Другое дело, что в своей прозе он не избежал общей манеры в изображении женщины в авангардном искусстве. Максим Карлович Кантор, писатель, художник, историк искусств, обращает внимание на «процесс развенчания Прекрасной Дамы и превращение ее в уличную девку». В своем знаменитом романе «Учебник рисования» он пишет: «Это именно ее, Прекрасную Даму, выволакивал на панель Лотрек[48], ей задирал ноги ван Донген[49], ее выкладывал на подушках Матисс[50], ее поимел в парижской подворотне Миллер. Это ее, Прекрасную Даму, изображали с бокалом абсента и в спущенных чулках, это ей адресовали унизительные определения поэты»[51].
В своем первом прозаическом произведении «Записки психопата» Венедикт Ерофеев не уступает своим предшественникам в развенчивании Прекрасной Дамы. Среди распространенных символов советского общества она значится как «Девушка с комсомольским значком на груди», она же «Девушка с веслом». Он вволю порезвился в описании Ворошниной и Музыкантовой, превратив знакомых ему по школе в Кировске и Московскому университету скромных комсомолок в пьянчужек и разнузданных шлюх. Для сокрушения морали ханжеского общества ему были нужны именно такие шокирующие читателя отвязные и распутные девицы.

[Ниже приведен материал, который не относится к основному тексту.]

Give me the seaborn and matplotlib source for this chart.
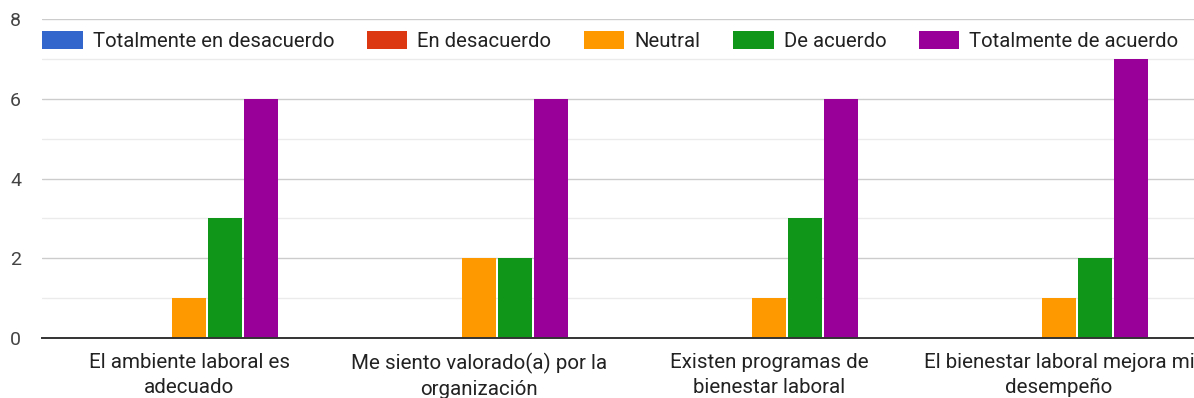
import matplotlib
matplotlib.use("Agg")
import matplotlib.pyplot as plt
import seaborn as sns
import pandas as pd
from matplotlib.ticker import MultipleLocator

# Survey statements (x categories) and Likert response counts
statements = [
    "El ambiente laboral es\nadecuado",
    "Me siento valorado(a) por la\norganización",
    "Existen programas de\nbienestar laboral",
    "El bienestar laboral mejora mi\ndesempeño",
]
responses = [
    "Totalmente en desacuerdo",
    "En desacuerdo",
    "Neutral",
    "De acuerdo",
    "Totalmente de acuerdo",
]
totalmente_desacuerdo = [0, 0, 0, 0]
en_desacuerdo = [0, 0, 0, 0]
neutral = [1, 2, 1, 1]
de_acuerdo = [3, 2, 3, 2]
totalmente_acuerdo = [6, 6, 6, 7]
colors = ["#3366cc", "#dc3912", "#ff9900", "#109618", "#990099"]

series = [totalmente_desacuerdo, en_desacuerdo, neutral, de_acuerdo, totalmente_acuerdo]
rows = []
for resp, vals in zip(responses, series):
    for stmt, v in zip(statements, vals):
        rows.append({"Pregunta": stmt, "Respuesta": resp, "Cantidad": v})
df = pd.DataFrame(rows)

sns.set_theme(style="white")
plt.rcParams["font.family"] = ["Roboto", "DejaVu Sans"]

W, H = 1194, 398
fig = plt.figure(figsize=(W / 100, H / 100), dpi=100)
left, right, bottom, top = 42, 1204, 338, 19
ax = fig.add_axes([left / W, (H - bottom) / H, (right - left) / W, (bottom - top) / H])

sns.barplot(
    data=df, x="Pregunta", y="Cantidad", hue="Respuesta",
    order=statements, hue_order=responses, palette=colors,
    width=0.62, gap=0.06, linewidth=0, saturation=1, ax=ax, legend=True,
)

ax.set_xlim(-0.507, 3.5)
ax.set_ylim(0, 8)
ax.yaxis.set_major_locator(MultipleLocator(2))
ax.yaxis.set_minor_locator(MultipleLocator(1))
ax.grid(axis="y", which="major", color="#cccccc", linewidth=1.0)
ax.grid(axis="y", which="minor", color="#ebebeb", linewidth=1.0)
ax.set_axisbelow(True)
for s in ["top", "right", "left"]:
    ax.spines[s].set_visible(False)
ax.spines["bottom"].set_color("#333333")
ax.spines["bottom"].set_linewidth(1.4)
ax.set_xlabel("")
ax.set_ylabel("")
ax.tick_params(axis="y", which="both", length=0, pad=15, labelsize=14, labelcolor="#444444")
ax.tick_params(axis="x", length=0, pad=11, labelsize=14.8, labelcolor="#222222")
for lbl in ax.get_xticklabels():
    lbl.set_linespacing(1.38)

handles, labels = ax.get_legend_handles_labels()
ax.legend(
    handles, labels, ncol=5, loc="upper left",
    bbox_to_anchor=(38 / W, 1 - 27 / H), bbox_transform=fig.transFigure,
    frameon=False, fontsize=14.6, handlelength=2.0, handleheight=0.95,
    handletextpad=0.5, columnspacing=1.6, borderaxespad=0, borderpad=0.2,
    labelcolor="#222222",
)

fig.savefig("out.png", dpi=100)
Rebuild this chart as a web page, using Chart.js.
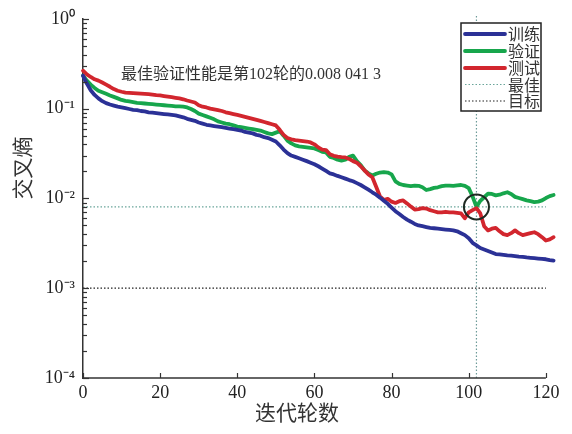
<!DOCTYPE html>
<html>
<head>
<meta charset="utf-8">
<script src="https://cdn.jsdelivr.net/npm/chart.js@4.4.1/dist/chart.umd.min.js"></script>
<style>
html,body{margin:0;padding:0;background:#fff;}
#wrap{width:572px;height:434px;position:relative;}
</style>
</head>
<body>
<div id="wrap"><canvas id="c" width="572" height="434"></canvas></div>
<script>
// ---- data ----
const epochs = Array.from({length:123}, (_, i) => i);
const seriesNames = ['训练', '验证', '测试', '最佳', '目标'];
const trainLoss = [
.233,.19,.16,.142,.13,.121,.115,.111,.108,.105,
.103,.101,.099,.097,.096,.094,.093,.091,.09,.089,
.088,.087,.086,.085,.084,.082,.080,.077,.075,.073,
.070,.068,.066,.065,.064,.063,.062,.061,.060,.059,
.058,.057,.055,.054,.053,.051,.050,.048,.047,.045,
.043,.039,.035,.032,.030,.029,.028,.027,.026,.025,
.024,.0228,.0215,.0202,.019,.0185,.0178,.0172,.0166,.016,
.0155,.0148,.0141,.0133,.0125,.0117,.011,.0102,.0094,.0087,
.0079,.0072,.0067,.0062,.0058,.0055,.0052,.005,.0049,.0048,
.0047,.00465,.0046,.00455,.0045,.00445,.0044,.0043,.0041,.0039,
.0036,.0032,.003,.0028,.0027,.0026,.0025,.0024,.00238,.00235,
.00232,.0023,.00228,.00225,.00223,.0022,.00218,.00216,.00214,.00212,
.0021,.00206,.00203];
const valLoss = [
.233,.205,.185,.17,.158,.152,.146,.14,.135,.13,
.125,.122,.12,.118,.116,.115,.114,.113,.112,.111,
.11,.109,.108,.107,.106,.106,.105,.103,.099,.094,
.088,.085,.082,.079,.076,.072,.07,.068,.067,.065,
.063,.062,.061,.060,.059,.058,.057,.055,.053,.052,
.054,.056,.05,.044,.041,.039,.038,.0375,.037,.0365,
.036,.0345,.033,.0325,.029,.0282,.027,.0264,.027,.029,
.030,.026,.0235,.0205,.019,.018,.0188,.0194,.0196,.0194,
.0185,.0155,.0145,.0141,.0139,.0137,.0139,.0138,.0133,.0124,
.0127,.0131,.0133,.0137,.0139,.0139,.0138,.014,.0141,.0138,
.013,.0105,.0080413,.0094,.0103,.0113,.0112,.0108,.011,.0114,
.0117,.0112,.0104,.0101,.0098,.0095,.0093,.0091,.0092,.0095,
.0101,.0106,.0109];
const testLoss = [
.264,.24,.225,.212,.205,.195,.185,.175,.165,.158,
.154,.151,.15,.149,.148,.147,.146,.145,.143,.141,
.14,.138,.136,.134,.132,.13,.127,.123,.12,.117,
.109,.105,.103,.1,.098,.096,.094,.091,.089,.087,
.085,.083,.081,.079,.077,.075,.073,.071,.069,.067,
.065,.058,.051,.047,.0455,.0445,.044,.0435,.043,.042,
.04,.037,.035,.0345,.031,.0298,.0292,.0288,.0286,.0275,
.026,.025,.0228,.0205,.0185,.0172,.0135,.0105,.0096,.0099,
.0092,.0089,.0093,.0095,.0088,.0081,.0075,.0076,.0078,.0077,
.0074,.0072,.007,.007,.0071,.007,.007,.0069,.0068,.006,
.007,.0074,.0078,.0068,.0049,.0044,.0046,.0047,.0043,.004,
.0039,.0041,.0044,.0041,.0039,.004,.0041,.0042,.004,.0037,
.0034,.0035,.0037];
const bestEpoch = 102;
const bestValue = 0.0080413;
const goalValue = 0.001;
const xTicks = [0, 20, 40, 60, 80, 100, 120];
const yTickLabels = {'0':'10⁰','-1':'10⁻¹','-2':'10⁻²','-3':'10⁻³','-4':'10⁻⁴'};
const annotationText = '最佳验证性能是第102轮的0.008 041 3';
const xTitle = '迭代轮数';
const yTitle = '交叉熵';

// ---- styles ----
const C_TRAIN = '#2b3196', C_VAL = '#17a64c', C_TEST = '#d2262e';
const C_BEST = '#6aa59a', C_VLINE = '#6d9a98', C_GOAL = '#222';
const SERIF = "'Liberation Serif','Noto Sans CJK SC'";
const CJK = "'Noto Sans CJK SC'";

const pts = arr => arr.map((v, i) => ({x: epochs[i], y: v}));
const line = (label, data, color, order) => ({
  label, data, borderColor: color, backgroundColor: color, borderWidth: 3.8,
  pointRadius: 0, tension: 0, order, clip: false, borderJoinStyle: 'round', borderCapStyle: 'round'
});

const overlay = {
  id: 'overlay',
  afterDraw(chart) {
    const ctx = chart.ctx, xs = chart.scales.x, ys = chart.scales.y;
    const ca = chart.chartArea;
    ctx.save();
    // x axis line from first to last tick
    ctx.strokeStyle = '#333'; ctx.lineWidth = 1.5;
    const x0 = xs.getPixelForValue(xTicks[0]), x1 = xs.getPixelForValue(xTicks[xTicks.length - 1]);
    ctx.beginPath(); ctx.moveTo(x0 - 0.75, ca.bottom); ctx.lineTo(x1, ca.bottom); ctx.stroke();
    ctx.lineWidth = 1.2;
    // inward x ticks
    xTicks.forEach(t => {
      const px = Math.round(xs.getPixelForValue(t)) + 0.5;
      ctx.beginPath(); ctx.moveTo(px, ca.bottom); ctx.lineTo(px, ca.bottom - 5); ctx.stroke();
    });
    // inward y ticks (log)
    for (let d = -4; d <= 0; d++) {
      for (let k = 1; k <= 9; k++) {
        const v = k * Math.pow(10, d);
        if (v > 1.0000001) break;
        const py = Math.round(ys.getPixelForValue(v)) + 0.5;
        const len = k === 1 ? 6 : 4;
        ctx.beginPath(); ctx.moveTo(ca.left, py); ctx.lineTo(ca.left + len, py); ctx.stroke();
      }
    }
    // annotation
    ctx.fillStyle = '#333';
    ctx.font = '16px ' + SERIF;
    ctx.textAlign = 'left'; ctx.textBaseline = 'middle';
    ctx.fillText(annotationText, 121, 75);
    // axis titles
    ctx.font = '21px ' + CJK;
    ctx.textAlign = 'center';
    ctx.fillText(xTitle, 297, 412);
    ctx.save();
    ctx.translate(22, 168); ctx.rotate(-Math.PI / 2);
    ctx.fillText(yTitle, 0, 0);
    ctx.restore();
    // legend
    const lx = 461, ly = 23, lw = 80, lh = 88;
    ctx.fillStyle = '#fff'; ctx.fillRect(lx, ly, lw, lh);
    ctx.strokeStyle = '#222'; ctx.lineWidth = 1.5; ctx.strokeRect(lx, ly, lw, lh);
    const ds = chart.data.datasets;
    const entries = [
      {ds: ds[0], y: 34}, {ds: ds[1], y: 51}, {ds: ds[2], y: 68}, {ds: ds[3], y: 84.5}, {ds: ds[5], y: 101}
    ];
    entries.forEach(e => {
      ctx.save();
      ctx.strokeStyle = e.ds.borderColor;
      ctx.lineWidth = e.ds.borderDash ? 1.2 : 3.8;
      ctx.lineCap = e.ds.borderDash ? 'butt' : 'round';
      ctx.setLineDash(e.ds.borderDash || []);
      ctx.beginPath(); ctx.moveTo(465, e.y); ctx.lineTo(505, e.y); ctx.stroke();
      ctx.restore();
      ctx.fillStyle = '#333'; ctx.font = '16px ' + CJK;
      ctx.textAlign = 'left'; ctx.textBaseline = 'middle';
      ctx.fillText(e.ds.label, 508, e.y);
    });
    ctx.restore();
  }
};

new Chart(document.getElementById('c'), {
  type: 'line',
  data: {
    datasets: [
      line(seriesNames[0], pts(trainLoss), C_TRAIN, 1),
      line(seriesNames[1], pts(valLoss), C_VAL, 3),
      line(seriesNames[2], pts(testLoss), C_TEST, 2),
      {label: seriesNames[3], data: [{x: xTicks[0], y: bestValue}, {x: xTicks[xTicks.length-1], y: bestValue}],
       borderColor: C_BEST, borderWidth: 1.2, borderDash: [1.5, 2], pointRadius: 0, order: 6},
      {label: seriesNames[3], data: [{x: bestEpoch, y: 1e-4}, {x: bestEpoch, y: 1.1}],
       borderColor: C_VLINE, borderWidth: 1.2, borderDash: [1.5, 2], pointRadius: 0, order: 6, clip: false},
      {label: seriesNames[4], data: [{x: xTicks[0], y: goalValue}, {x: xTicks[xTicks.length-1], y: goalValue}],
       borderColor: C_GOAL, borderWidth: 1.2, borderDash: [1.5, 2], pointRadius: 0, order: 6},
      {label: 'circle', data: [{x: bestEpoch, y: bestValue}], showLine: false,
       pointRadius: 12.5, pointBorderWidth: 2, pointBorderColor: '#1e2a22',
       pointBackgroundColor: 'rgba(0,0,0,0)', order: 0, clip: false}
    ]
  },
  options: {
    responsive: false, animation: false, devicePixelRatio: 1,
    layout: {padding: {left: 0, right: 18.4, top: 18, bottom: 0}},
    plugins: {legend: {display: false}, tooltip: {enabled: false}, title: {display: false}},
    scales: {
      x: {
        type: 'linear', min: 0, max: 122,
        grid: {display: false, drawTicks: false},
        border: {display: false},
        afterBuildTicks: s => { s.ticks = xTicks.map(v => ({value: v})); },
        ticks: {font: {family: SERIF, size: 18}, color: '#222', padding: 4, maxRotation: 0},
        afterFit: s => { s.height = 56; }
      },
      y: {
        type: 'logarithmic', min: 1e-4, max: 1,
        grid: {display: false, drawTicks: false},
        border: {display: true, color: '#333', width: 1.5},
        afterBuildTicks: s => { s.ticks = Object.keys(yTickLabels).map(k => ({value: Math.pow(10, +k)})); },
        ticks: {
          font: {family: SERIF, size: 18}, color: '#222', padding: 8, autoSkip: false,
          callback: v => yTickLabels[String(Math.round(Math.log10(v)))] || ''
        },
        afterFit: s => { s.width = 83; }
      }
    }
  },
  plugins: [overlay]
});
</script>
</body>
</html>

Да, Венедикт Ерофеев был сведущ в том, что происходит в современной западной литературе и кое-что для себя оттуда взял. Тем не менее, используя ее сюжеты и образы, он развивался как русский писатель. Потому-то всё его творчество пронизано атмосферой русской классической литературы. Ее мыслями, идеалами, темами и коллизиями. Без ее помощи и духовного воздействия не состоялся бы писатель Венедикт Ерофеев. И мы, читатели, так никогда и не узнали бы, насколько осмысленной и глубокой была его духовная жизнь при всех ее буднишних тяготах и изломах. О почитании русской литературной классики свидетельствует запись в одной из его тетрадей. Это еще и пожелание, какими читателями Венедикт Ерофеев хотел бы видеть нас: «И главное: научить их чтить русскую литературную классику и говорить о Ней не иначе как со склоненной головой. Всё, что мы говорим и делаем, а тем более всё, что нам предписано “сверху” говорить и делать, – всё мизерно, смешно и нечисто по сравнению с любой репликой, гримасой или жестом Ее персонажей»[52].

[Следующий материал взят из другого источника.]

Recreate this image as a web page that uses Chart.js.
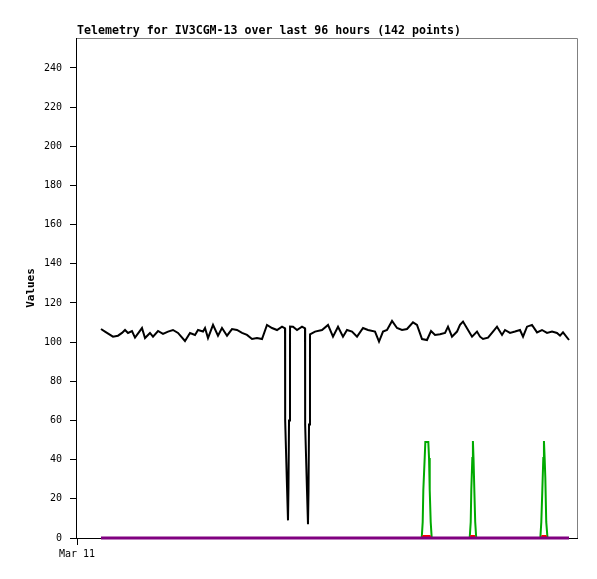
<!DOCTYPE html>
<html>
<head>
<meta charset="utf-8">
<script src="https://cdn.jsdelivr.net/npm/chart.js@4"></script>
<style>
  html, body { margin: 0; padding: 0; background: #fff; }
</style>
</head>
<body>
<canvas id="myChart" width="597" height="579"></canvas>
<script>
// hours since Mar 11 00:00
const chartTitle = 'Telemetry for IV3CGM-13 over last 96 hours (142 points)';
const axisEnd = 102.56;
const dayLabel = 'Mar 11';

// channel 1 (black)
const ch1Hours = [4.92, 5.74, 7.38, 8.41, 9.23, 9.85, 10.46, 11.28, 11.90, 13.33, 13.95, 14.97, 15.59,
  16.62, 17.64, 18.67, 19.69, 20.72, 22.15, 23.18, 24.21, 24.82, 25.85, 26.26, 26.87, 27.90, 28.92,
  29.74, 30.77, 31.79, 32.82, 33.85, 34.87, 35.90, 36.92, 37.95, 38.97, 40.00, 41.03, 42.05,
  42.67, 42.68, 42.72, 43.08, 43.28, 43.38, 43.49, 43.69, 43.70,
  44.31, 45.13, 46.15,
  46.77, 46.78, 46.82, 47.18, 47.38, 47.49, 47.59, 47.79, 47.80,
  48.82, 50.26, 51.49, 52.51, 53.54, 54.56, 55.38, 56.41, 57.44, 58.67, 59.69, 61.13, 61.95, 62.77,
  63.59, 64.62, 65.64, 66.67, 67.69, 68.92, 69.74, 70.77, 71.79, 72.62, 73.44, 74.46, 75.49, 76.10,
  76.92, 77.95, 78.56, 79.18, 80.21, 81.03, 82.05, 82.67, 83.28, 84.31, 85.33, 86.15, 87.18, 87.79,
  88.82, 89.85, 90.87, 91.49, 92.31, 93.33, 94.36, 95.38, 96.41, 97.44, 98.46, 99.08, 99.69, 100.92];
const ch1Values = [106.7, 105.4, 102.8, 103.3, 104.7, 106.2, 104.7, 105.7, 102.3, 107.2, 102.1, 104.7, 102.8,
  105.7, 104.2, 105.4, 106.2, 104.7, 100.6, 104.7, 103.7, 106.2, 105.4, 107.2, 102.1, 108.8, 103.3,
  107.2, 103.3, 106.7, 106.2, 104.7, 103.7, 101.6, 102.1, 101.6, 108.8, 107.2, 106.2, 107.9,
  107, 92, 60, 26, 9, 26, 60, 92, 108,
  107.9, 106.2, 107.9,
  107, 92, 58, 24, 7, 24, 58, 92, 104,
  105.4, 106.2, 108.8, 102.8, 107.9, 102.8, 106.2, 105.4, 102.8, 107.2, 106.2, 105.4, 100.3, 105.4,
  106.2, 110.8, 107.2, 106.2, 106.7, 110.1, 108.8, 101.6, 101.1, 105.7, 103.7, 104.0, 104.7, 107.9,
  102.8, 105.4, 108.8, 110.5, 106.2, 102.8, 105.4, 102.8, 101.6, 102.3, 105.4, 107.9, 103.7, 106.2,
  104.7, 105.4, 106.2, 102.8, 107.9, 108.8, 105.0, 106.2, 104.7, 105.4, 104.7, 103.3, 105.0, 101.1];

// channel 2 (green)
const ch2Hours = [4.92,
  70.71, 70.91, 71.04, 71.32, 71.45, 72.06, 72.21, 72.35, 72.55, 72.76,
  80.55, 80.76, 80.88, 81.09, 81.21, 81.33, 81.50, 81.68, 81.89,
  95.04, 95.24, 95.45, 95.65, 95.78, 95.92, 96.06, 96.25, 96.51,
  100.92];
const ch2Values = [0,
  0, 8.2, 24.5, 40.9, 49, 49, 40.9, 24.5, 8.2, 0,
  0, 8.2, 24.5, 40.9, 49.5, 40.9, 24.5, 8.2, 0,
  0, 8.2, 24.5, 40.9, 49.5, 40.9, 31, 8.2, 0,
  0];

// channel 3 (red)
const ch3Hours = [4.92, 70.91, 71.04, 72.35, 72.47, 80.82, 80.88, 81.44, 81.50, 95.33, 95.45, 96.15, 96.27, 100.92];
const ch3Values = [0, 0, 1, 1, 0, 0, 1, 1, 0, 0, 1, 1, 0, 0];

// channel 4 (purple)
const ch4Hours = [4.92, 100.92];
const ch4Values = [0, 0];

const MONO = '"DejaVu Sans Mono", monospace';

function pts(hours, values) {
  return hours.map((h, i) => ({ x: h, y: values[i] }));
}

const titlePlugin = {
  id: 'plotTitle',
  afterDraw(chart) {
    const { ctx, chartArea } = chart;
    ctx.save();
    ctx.font = 'bold 11.6px ' + MONO;
    ctx.fillStyle = '#000';
    ctx.textBaseline = 'middle';
    ctx.fillText(chartTitle, chartArea.left, 31);
    ctx.restore();
  }
};

// plot box: grey top/right, black left/bottom axes
const framePlugin = {
  id: 'frame',
  beforeDatasetsDraw(chart) {
    const { ctx, chartArea: a } = chart;
    ctx.save();
    ctx.lineWidth = 1;
    ctx.strokeStyle = '#808080';
    ctx.beginPath();
    ctx.moveTo(a.left, a.top + 0.5);
    ctx.lineTo(a.right + 0.5, a.top + 0.5);
    ctx.lineTo(a.right + 0.5, a.bottom);
    ctx.stroke();
    ctx.strokeStyle = '#000';
    ctx.beginPath();
    ctx.moveTo(a.left - 0.5, a.top);
    ctx.lineTo(a.left - 0.5, a.bottom + 0.5);
    ctx.lineTo(a.right + 1, a.bottom + 0.5);
    ctx.stroke();
    ctx.restore();
  }
};

const line = (data, color, width, order) => ({
  data: data,
  borderColor: color,
  borderWidth: width,
  pointRadius: 0,
  tension: 0,
  fill: false,
  clip: 4,
  order: order
});

const ctx = document.getElementById('myChart').getContext('2d');
new Chart(ctx, {
  type: 'line',
  data: {
    datasets: [
      line(pts(ch4Hours, ch4Values), '#800080', 3, 0),
      line(pts(ch3Hours, ch3Values), '#ff0000', 2, 1),
      line(pts(ch2Hours, ch2Values), '#00aa00', 2, 2),
      line(pts(ch1Hours, ch1Values), '#000000', 2, 3)
    ]
  },
  options: {
    responsive: false,
    animation: false,
    layout: { padding: { top: 38, right: 20, bottom: 0, left: 0 } },
    plugins: {
      legend: { display: false },
      tooltip: { enabled: false },
      title: { display: false }
    },
    scales: {
      x: {
        type: 'linear',
        min: 0,
        max: axisEnd,
        afterBuildTicks: s => { s.ticks = [{ value: 0 }]; },
        afterFit: s => { s.height = 41; },
        ticks: {
          callback: () => dayLabel,
          font: { family: MONO, size: 10 },
          color: '#000',
          padding: 3,
          maxRotation: 0,
          autoSkip: false
        },
        grid: { drawOnChartArea: false, drawTicks: true, tickLength: 7, color: '#000' },
        border: { display: false }
      },
      y: {
        min: 0,
        max: 255.3,
        afterFit: s => { s.width = 77; },
        ticks: {
          stepSize: 20,
          includeBounds: false,
          font: { family: MONO, size: 10 },
          color: '#000',
          padding: 8
        },
        grid: { drawOnChartArea: false, drawTicks: true, tickLength: 7, color: '#000' },
        border: { display: false },
        title: {
          display: true,
          text: 'Values',
          color: '#000',
          font: { family: MONO, size: 11, weight: 'bold' },
          padding: { top: 25, bottom: 0 }
        }
      }
    }
  },
  plugins: [titlePlugin, framePlugin]
});
</script>
</body>
</html>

Уже по этому краткому высказыванию понимаешь непреходящую тоску Венедикта Ерофеева по героям русской классики из XIX века. При всех их человеческих слабостях, пороках и страстях они представлялись ему более естественными, самостоятельными и живыми, чем его «правильные» современники, зомбированные безбожной моралью и обманной идеологией. Нетрудно заметить, что автор поэмы «Москва – Петушки» был весьма привязан к «старорежимному» времени. Отдавал предпочтение его мыслителям и писателям, был «влюблен во всех этих славных серебряно-вековых ребятишек, от позднего Фета до раннего Маяковского, решительно во всех, даже в какую-нибудь трухлявую Марию Моравскую, даже в суконно-камвольного Оцупа». Продолжу перечисление литературных симпатий Венедикта Ерофеева. Тех, в кого он был влюблен: «А в Гиппиус – без памяти и по уши. Что же до Саши Черного – то здесь приятельское отношение, вместо дистанционного пиетета и обожания. Вместо влюбленности – закадычность. И “близость или полное совпадение взглядов”, как пишут в коммюнике»[53].

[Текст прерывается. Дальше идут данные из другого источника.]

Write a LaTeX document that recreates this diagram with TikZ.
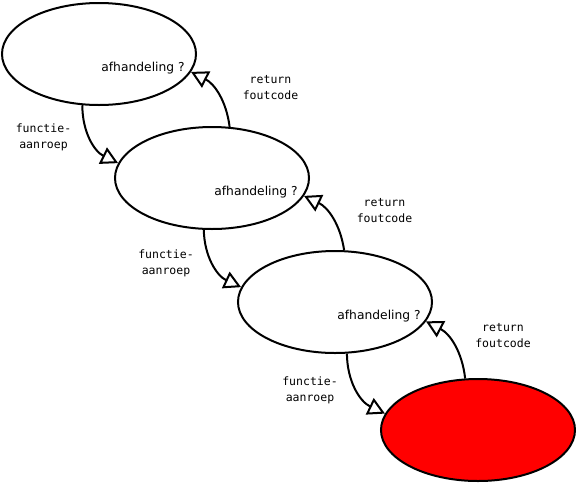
\documentclass[tikz,border=0pt]{standalone}
\usepackage{fontspec}
\setmainfont{DejaVu Sans}
\setmonofont{DejaVu Sans Mono}
\usetikzlibrary{arrows.meta,positioning,shapes.geometric,calc}
\definecolor{fail}{HTML}{FF0000}

\begin{document}
\begin{tikzpicture}[
  x=1pt, y=1pt,
  level/.style={draw=black, fill=white, line width=2pt, ellipse, inner sep=0pt, minimum width=194pt, minimum height=102pt},
  failed/.style={level, fill=fail},
  ask/.style={font=\fontsize{12.3}{14}\selectfont},
  lbl/.style={font=\ttfamily\fontsize{11.5}{16}\selectfont, align=center},
  arr/.style={line width=2pt, -{Triangle[fill=white, line width=2pt, length=17pt, width=18pt]}},
]
\useasboundingbox (0,0) rectangle (576,-483);

\node[level] (lvl1) at (99,-54) {};
\node[level] (lvl2) at (212,-178) {};
\node[level] (lvl3) at (335,-302) {};
\node[failed] (lvl4) at (478,-430) {};

\node[ask] (ask1) at ($(lvl1.center)+(44,-14.5)$) {afhandeling ?};
\node[ask] (ask2) at ($(lvl2.center)+(44,-14.5)$) {afhandeling ?};
\node[ask] (ask3) at ($(lvl3.center)+(44,-14.5)$) {afhandeling ?};

\draw[arr] (lvl1.252) to[bend right=32] (lvl2.171);
\draw[arr] (lvl2.261) to[bend right=32] (lvl3.171);
\draw[arr] (lvl3.283) to[bend right=32] (lvl4.170);

\draw[arr] (lvl2.71) to[bend right=28] (lvl1.-11.5);
\draw[arr] (lvl3.80) to[bend right=28] (lvl2.-11.5);
\draw[arr] (lvl4.104) to[bend right=28] (lvl3.-12.5);

\node[lbl] (call1) at (43.5,-137.5) {functie-\\aanroep};
\node[lbl] (call2) at (166,-263) {functie-\\aanroep};
\node[lbl] (call3) at (310,-390) {functie-\\aanroep};
\node[lbl] (ret1) at (270.5,-88) {return\\foutcode};
\node[lbl] (ret2) at (384.5,-211) {return\\foutcode};
\node[lbl] (ret3) at (503,-336) {return\\foutcode};

\end{tikzpicture}
\end{document}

Помимо Немзера и некоторые другие критики убеждены, что действительный образ художника во всей его полноте и при всей противоречивости его натуры неописуем и воссоздать его невозможно. А если и опишешь по всей правде и совести, то читателя непременно напугаешь. И он после такого жизнеописания книжку твоего героя в руки не возьмет. Может быть, они в чем-то правы.
Я подозреваю, что не всем моим соотечественникам его сочинения пришлись по вкусу. Могу понять, что выбранный им образ жизни кого угодно приведет в ужас. Не стоит забывать, однако, что, как говорил ценимый им Иоганн Вольфганг Гёте[54], «бояться горя – счастия не знать»[55]. Счастьем, как он его понимал, была если не вся, то большая часть его жизни.
Существуют воспоминания о Венедикте Ерофееве, в которых некоторые факты его биографии излагаются заведомо тенденциозно. Я объясняю такие случаи либо явной или скрытой к нему неприязнью, либо истеричной и ревнивой любовью. А чаще всего причина подобного злоязычия – обычная зависть. Эти воспоминания, в основном устные, широко распространены не только в окололитературной среде. К таким материалам я относился с большой осторожностью.
Восстанавливая жизнь Венедикта Ерофеева, я также вспоминал свое давнее прошлое. Ведь мои молодые годы пришлись на то же самое время, когда надежды казались несбыточными, а жизнь пузырилась и фыркала, как кипящая вода в чайнике.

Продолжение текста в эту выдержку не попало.